(Saturday, December 25)
“The year 2004 did not bring about, in any sense, a breakthrough in Armenia’s life and was essentially the continuation of the dull course which Armenia had begun the previous year,” “Haykakan Zhamanak” editorializes in its last edition of the year. The paper says the most significant event of 2004 was the brutal break-up of the opposition demonstration in Yerevan on the night from April 12-13. It demonstrated “the political bankruptcy of not only the government but also the opposition.”
“Haykakan Zhamanak” also claims that the year exposed “enormous possibilities” for former President Levon Ter-Petrosian’s return to active politics. Armenians, for their part, got “a chance to get back a totally different Ter-Petrosian,” adds the paper sympathetic to the ex-president.
Opposition leader Aram Sarkisian likewise believes that the April 12-13 protest was the most defining event of 2004. Interviewed by “Aravot,” he also singles out the publication of a book by the late writer Hrant Matevosian and the authorities’ decision to end the criminal investigation into the October 1999 terrorist attack on the Armenian parliament. “The events of April 13 showed that this government is certainly against the people,” he says. Sarkisian goes on to accuse President Robert Kocharian of reneging on his pledge to brief the nation on the most recent developments in the Nagorno-Karabakh peace process. “He has nothing to say. He can’t find a way to justify surrender [of lands].” Sarkisian also claims that the Karabakh factor will trigger regime change in Armenia next year.

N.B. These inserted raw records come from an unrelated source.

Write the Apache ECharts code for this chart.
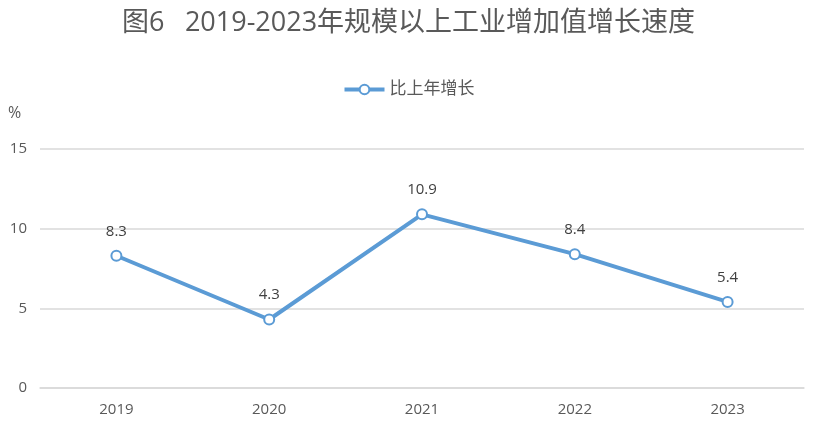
<!DOCTYPE html>
<html><head><meta charset="utf-8">
<script src="https://cdn.jsdelivr.net/npm/echarts@6/dist/echarts.min.js"></script>
<style>html,body{margin:0;padding:0;background:#fff}#c{width:817px;height:429px}</style>
</head><body><div id="c"></div>
<script>
const categories = ['2019','2020','2021','2022','2023'];
const growth = [8.3, 4.3, 10.9, 8.4, 5.4];
const seriesName = '比上年增长';
const titleText = '图6\u2002 2019-2023年规模以上工业增加值增长速度';

const chart = echarts.init(document.getElementById('c'));
const font = '"Open Sans","Noto Sans CJK SC",sans-serif';
chart.setOption({
  animation: false,
  textStyle: {fontFamily: font},
  title: {text: titleText, left: 'center', top: 5,
    textStyle: {fontSize: 27, fontWeight: 'normal', color: '#595959', fontFamily: font}},
  legend: {top: 76, left: 'center', itemWidth: 40, itemHeight: 12, itemGap: 6,
    lineStyle: {width: 4},
    textStyle: {fontSize: 17, color: '#595959'}, data: [seriesName]},
  grid: {left: 40, right: 13, top: 149, bottom: 41},
  xAxis: {type: 'category', data: categories,
    axisLine: {show: true, lineStyle: {color: '#d9d9d9', width: 1.5}},
    axisTick: {show: false},
    axisLabel: {color: '#595959', fontSize: 15, margin: 14}},
  yAxis: {type: 'value', min: 0, max: 15, interval: 5, name: '%',
    nameLocation: 'end', nameGap: 28,
    nameTextStyle: {color: '#595959', fontSize: 16, align: 'left', padding: [0,0,0,-32]},
    axisLine: {show: false}, axisTick: {show: false},
    axisLabel: {color: '#595959', fontSize: 15, margin: 13},
    splitLine: {lineStyle: {color: '#d9d9d9', width: 1.5}}},
  series: [{name: seriesName, type: 'line', data: growth,
    symbol: 'circle', symbolSize: 10,
    lineStyle: {color: '#5B9BD5', width: 4},
    itemStyle: {color: '#fff', borderColor: '#5B9BD5', borderWidth: 2},
    label: {show: true, position: 'top', distance: 11, color: '#404040', fontSize: 15}}]
});
</script></body></html>
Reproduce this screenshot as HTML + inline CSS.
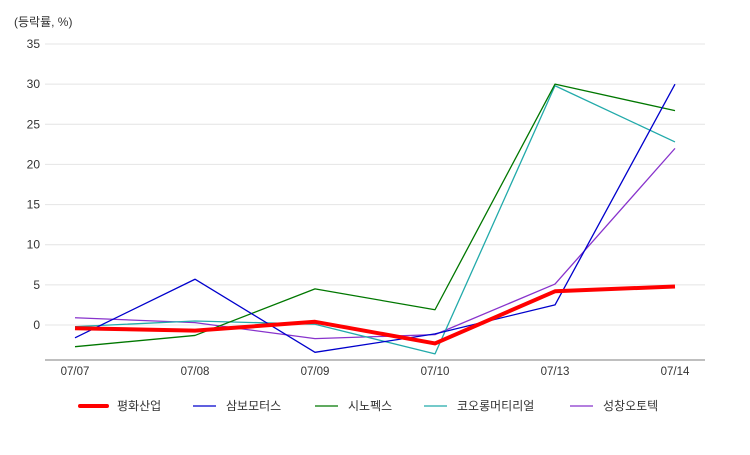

“Golos Armenii” predicts that 2005 will see the emergence of new political figures “with great but not always constructive energy.” The paper also points to local elections scheduled for next autumn, saying their results will greatly affect that outcome of the next parliamentary polls.
“The widespread hatred of government officials and the nouveaux riches has lasted so profoundly long that it has degenerated into a hatred of everything,” writes “Hayots Ashkhar.” “And this is how we live: hating each other.”